One of the challenges of being a parent today is that there is no longer any respect for authority. Although this may be an age-old lament -- anyone else remember the song from Bye Bye Birdie, "What's the matter with kids today?" -- I think things have changed. There was a time when the rule of parents was stronger and held kids faster.
Now, as Rabbi Yaakov Weinberg, of blessed memory, told us, "All you have is the personal relationship." I don't know when things changed. As the father bemoans, tongue-in-cheek, in that song, "Why can't they be like we were, perfect in every way?" Surely our parents would disagree.
But perhaps the real sea change occurred in the last 40 years. The sixties taught kids "not to trust anyone over 30" and Vietnam and Watergate confirmed it.

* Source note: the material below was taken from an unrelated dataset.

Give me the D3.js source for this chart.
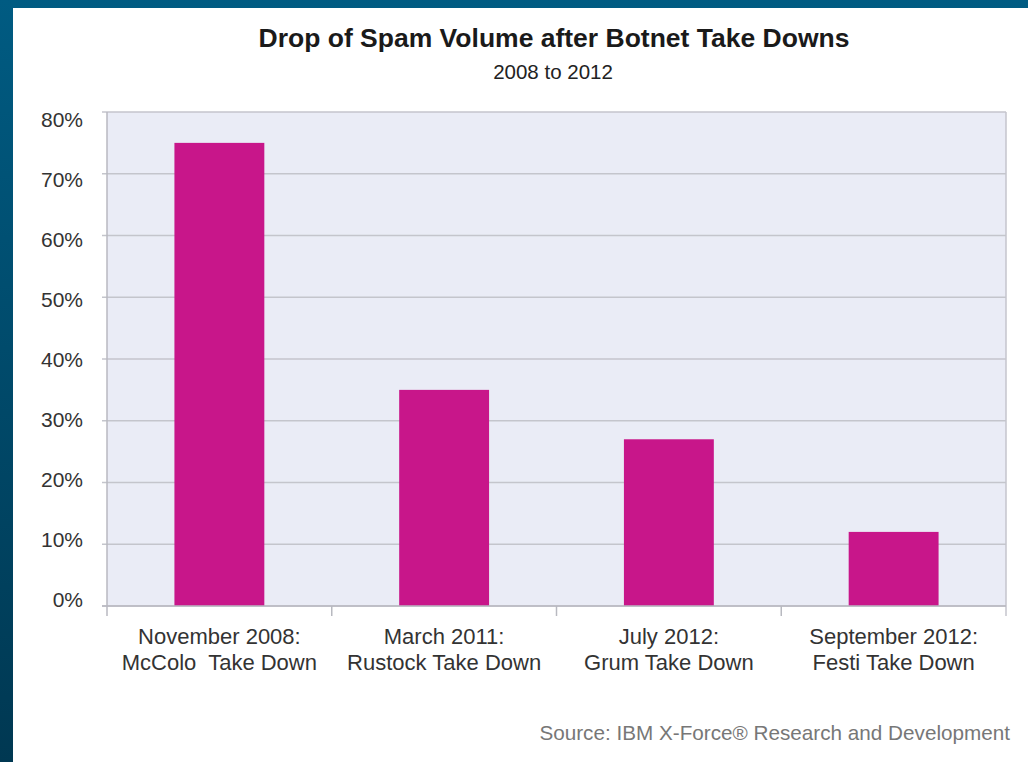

There is very little in anyone's life today that teaches respect for authority. While not condoning any of Bill Clinton's behavior, it seems to me that his real damage to the country was how he diminished the role of president, how he made himself and the United States a laughing stock.
The conclusion of today's kids: You can't respect the president. You can't respect royalty. The Wall Street Journal lists new corporate scandals daily. You can't trust CEO's; you can't trust the businessmen running our large corporations. You certainly can't respect movie "idols" or sports "heroes."
It's a tough challenge for today's society. Without respect for authority as a culturally-supported value, it's more difficult to create it in our homes. And it becomes more difficult to properly transfer Torah without it.
So we have to work harder to teach love -- and some adherence to rules and discipline. To do as the Talmud says, pull close with the right hand (the arm of compassion) and push slightly away with the left (the arm of judgment).
It also places a heavy burden on us to behave in a way that merits respect. And to apologize when we blow it. (Another element pointedly lacking today). No one (except very young children) thinks their parents are perfect. But acknowledgment of errors engenders respect.
It's a large responsibility to carry. But it seems we have no choice. We owe it to our children, our grandchildren, our great-grandchildren? They may not perceive it as such (especially when we're saying no to something they really want) but teaching our children to respect authority -- ours and ultimately, the Almighty's -- is a gift that will last quite literally forever.